The California Highway Patrol with the assistance of the searchers from the Fresno County Sheriff's office responded to the location and saw a large white object below the water line, in the turbulent white waters downstream from the location of the July crash. It has not been determined if it is the missing couple's car.

California and Thai consulate officials haven't identified the Thai students. But Thailand's Foreign Ministry spokeswoman Busadee Santipitaks told media that Thiwadee Saengsuriyarit, 24, and her male friend Pakkapol Chairattanasongporn, 28, also known as Golf, were driving along Highway 180 when their car went off a cliff. They had been enrolled at the University of South Florida.

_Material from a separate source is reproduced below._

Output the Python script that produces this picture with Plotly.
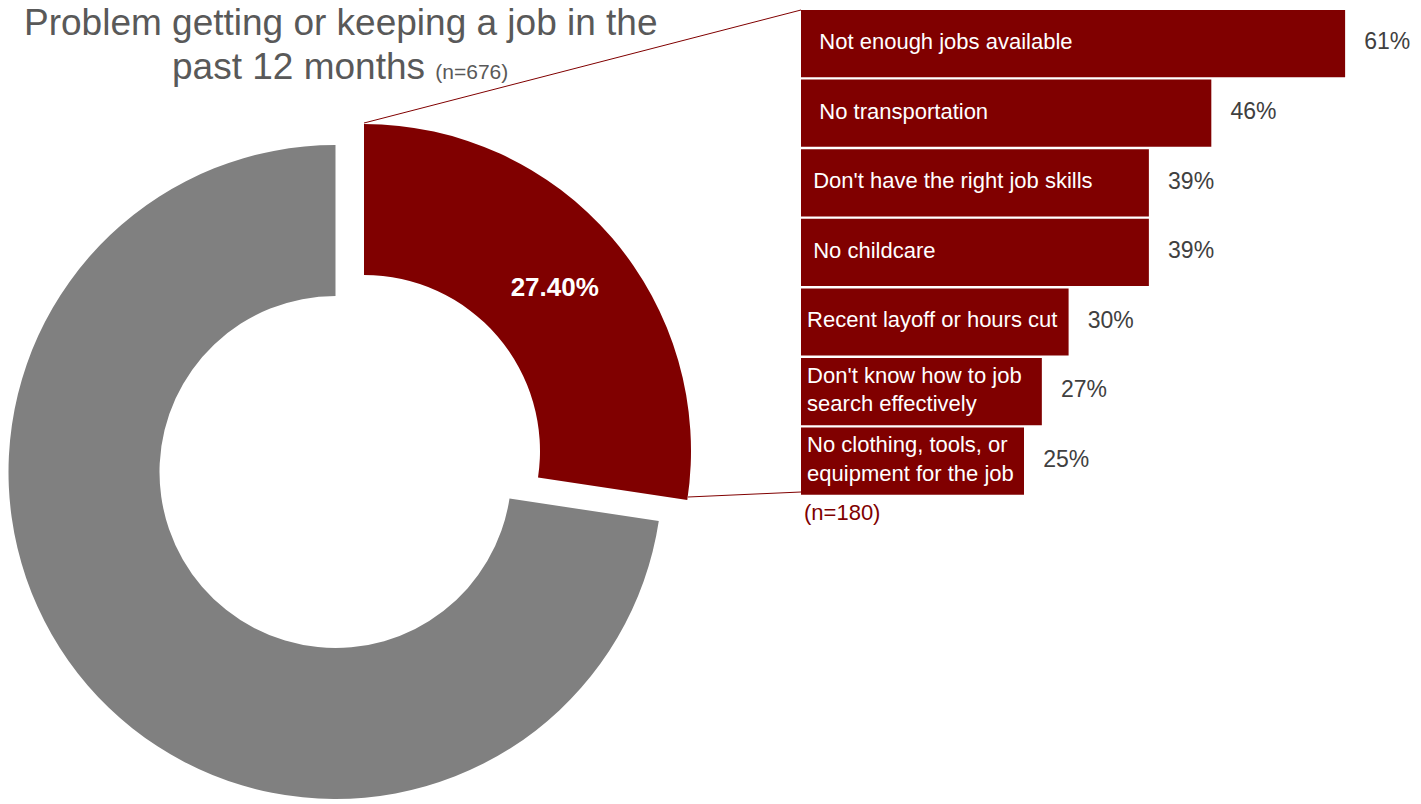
import plotly.graph_objects as go

# ---- data ----
pie_labels = ["Problem getting or keeping a job", "No problem"]
pie_values = [27.4, 72.6]
pie_text = ["27.40%", ""]

bar_categories = [
    "Not enough jobs available",
    "No transportation",
    "Don't have the right job skills",
    "No childcare",
    "Recent layoff or hours cut",
    "Don't know how to job<br>search effectively",
    "No clothing, tools, or<br>equipment for the job",
]
bar_values = [61, 46, 39, 39, 30, 27, 25]
bar_value_labels = ["61%", "46%", "39%", "39%", "30%", "27%", "25%"]

title_line1 = "Problem getting or keeping a job in the"
title_line2 = "past 12 months"
title_n = "(n=676)"
bar_n = "(n=180)"

# ---- styling / geometry helpers ----
W, H = 1413, 796          # page adds an 8px body margin
OFF = 8
RED = "#800000"
GRAY = "#808080"
TXT = "#595959"
ARIAL = "Liberation Sans, Arial, sans-serif"
label_indent = [3, 3, 2, 2, 1, 1, 1]   # non-breaking spaces before each bar label


def fx(sx):
    return min(1.0, max(0.0, (sx - OFF) / W))


def fy(sy):
    return min(1.0, max(0.0, 1 - (sy - OFF) / H))


R = 327
HOLE = 176 / 327

fig = go.Figure()

# grey part (not pulled)
fig.add_trace(go.Pie(
    labels=pie_labels, values=pie_values, sort=False, direction="clockwise", rotation=0,
    hole=HOLE, marker=dict(colors=["rgba(0,0,0,0)", GRAY], line=dict(width=0)),
    textinfo="none", hoverinfo="skip", showlegend=False,
    domain=dict(x=[fx(335.5 - R), fx(335.5 + R)], y=[fy(472 + R), fy(472 - R)]),
))
# red part (exploded)
fig.add_trace(go.Pie(
    labels=pie_labels, values=pie_values, sort=False, direction="clockwise", rotation=0,
    hole=HOLE, marker=dict(colors=[RED, "rgba(0,0,0,0)"], line=dict(width=0)),
    text=pie_text, textinfo="text", textposition="inside", insidetextorientation="horizontal",
    textfont=dict(family=ARIAL, size=26, color="white", weight="bold"),
    hoverinfo="skip", showlegend=False,
    domain=dict(x=[fx(364 - R), fx(364 + R)], y=[fy(451 + R), fy(451 - R)]),
))

label_text = []
for c, n in zip(bar_categories, label_indent):
    pad = "\u00a0" * n
    label_text.append(pad + c.replace("<br>", "<br>" + pad))
value_text = ["\u00a0\u00a0\u00a0" + v for v in bar_value_labels]

fig.add_trace(go.Bar(
    x=bar_values, y=bar_categories, orientation="h",
    marker=dict(color=RED, line=dict(width=0)),
    hoverinfo="skip", showlegend=False, xaxis="x", yaxis="y",
))
# category labels, left aligned inside the bars
fig.add_trace(go.Scatter(
    x=[0] * len(bar_categories), y=bar_categories, mode="text", text=label_text,
    textposition="middle right",
    textfont=dict(family=ARIAL, size=22, color="white"),
    hoverinfo="skip", showlegend=False, cliponaxis=False, xaxis="x", yaxis="y",
))
# value labels
fig.add_trace(go.Scatter(
    x=bar_values, y=bar_categories, mode="text", text=value_text,
    textposition="middle right",
    textfont=dict(family=ARIAL, size=23, color="#404040"),
    hoverinfo="skip", showlegend=False, cliponaxis=False, xaxis="x", yaxis="y",
))

fig.update_layout(
    width=W, height=H,
    margin=dict(l=0, r=0, t=0, b=0),
    paper_bgcolor="white", plot_bgcolor="white",
    bargap=0.035,
    xaxis=dict(domain=[fx(801), 1], range=[0, (W + OFF - 801) / 8.92], visible=False, fixedrange=True),
    yaxis=dict(domain=[fy(496), fy(8.8)], autorange="reversed", visible=False,
               type="category", fixedrange=True),
    annotations=[
        dict(text=title_line1, xref="paper", yref="paper", x=fx(341), y=fy(22.5),
             xanchor="center", yanchor="middle", showarrow=False,
             font=dict(family=ARIAL, size=37, color=TXT)),
        dict(text=title_line2 + " <span style='font-size:21px'>" + title_n + "</span>",
             xref="paper", yref="paper", x=fx(340), y=fy(66.5),
             xanchor="center", yanchor="middle", showarrow=False,
             font=dict(family=ARIAL, size=37, color=TXT)),
        dict(text=bar_n, xref="paper", yref="paper", x=fx(802), y=fy(512),
             xanchor="left", yanchor="middle", showarrow=False,
             font=dict(family=ARIAL, size=22, color=RED)),
    ],
    shapes=[
        dict(type="line", xref="paper", yref="paper", x0=fx(364), y0=fy(123),
             x1=fx(801), y1=fy(10), line=dict(color=RED, width=1)),
        dict(type="line", xref="paper", yref="paper", x0=fx(688), y0=fy(497),
             x1=fx(801), y1=fy(492), line=dict(color=RED, width=1)),
    ],
)

fig.write_html("out.html")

No bodies have been found.

To the south, two hikers found dead in the Mojave Desert have been identified as a couple from Southern California.

Gen Miake, 60, and Kathie Barber, 58, were discovered Saturday near Amboy Crater, an extinct cinder cone volcano, according to the San Bernardino County Sheriff's Department.

Barber called 911 to say she'd become separated from Miake and was out of water, The Orange County Register reported (http://bit.ly/2w3kujS). A helicopter crew spotted the bodies a short time later.

The couple was from Yorba Linda, in Orange County.

Daytime temperatures in the area regularly top 100 degrees during summer months.

The crater, which rises above a wide, barren lava field, is popular among desert hikers despite the scorching heat.

Also Saturday, authorities recovered the body of a missing High Sierra climber in the Inyo National Forest.

Rescue personnel found the remains of a climber Saturday near the base of Thunderbolt Peak, on the Inyo National Forest side of the border with Kings Canyon National Park, the Fresno Bee reported (http://bit.ly/2wX5r7P).

Confirmation of the identity of the body is pending. However, the park service said the body is believed to be that of Thomas Fennessy, who was last seen Wednesday at Sam Mack Meadow in Inyo National Forest.

Fennessy's goal was to complete the Thunderbolt Peak to Mount Sill Traverse, which is the border between Inyo National Forest and Kings Canyon National Park.